La première église chrétienne, l’église de Jérusalem, s’est fondée sur ce principe, comme le témoigne expressément ce passage des Actes des Apôtres. : « Et tous ceux qui croyaient étaient ensemble dans un même lieu et avaient toutes choses communes ; ils vendaient leurs possessions et leurs biens et les distribuaient à tous suivant le besoin que chacun en avait, et ils étaient tous les jours assidus au temple d’un commun accord, et, rompant le pain de maison en maison, ils prenaient leurs repas avec joie et simplicité de cœur[3]. » Peinture naïve et admirable d’une véritable société de frères, que la première ferveur d’une religion naissante pouvait seule former et maintenir ! C’est pourtant de ce premier germe, corrompu, il est vrai, par l’esprit de chimère et par l’esprit de violence, que sont sorties les sectes communistes des premiers temps de l’Église comme aussi celles du XVIe siècle : gnostiques, anabaptistes, et leurs innombrables variétés.

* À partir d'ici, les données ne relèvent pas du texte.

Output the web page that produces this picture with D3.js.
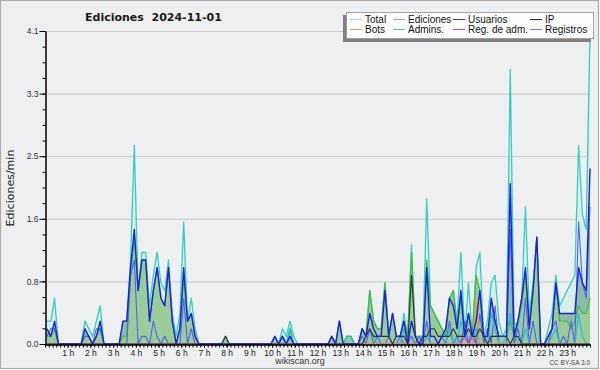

Signalons ici chez ces différens sectaires un trait commun que l’on retrouve à toutes les époques de l’histoire du socialisme, et qui, profondément empreint dans les sectes contemporaines, achèvera de nous expliquer leur apparition récente et leurs prodigieux succès.

Une société parfaite où régnerait la fraternité la plus pure, voilà le brillant fantôme qu’on étale à nos regards ; c’est le prestige par où l’on séduit et l’on attire les imaginations ardentes, les cœurs géné-

  1. Platon, Lois, livre V.
  2. Saint Luc, XIV, 33.
  3. Actes des Apôtres, II, 44, 45, 46.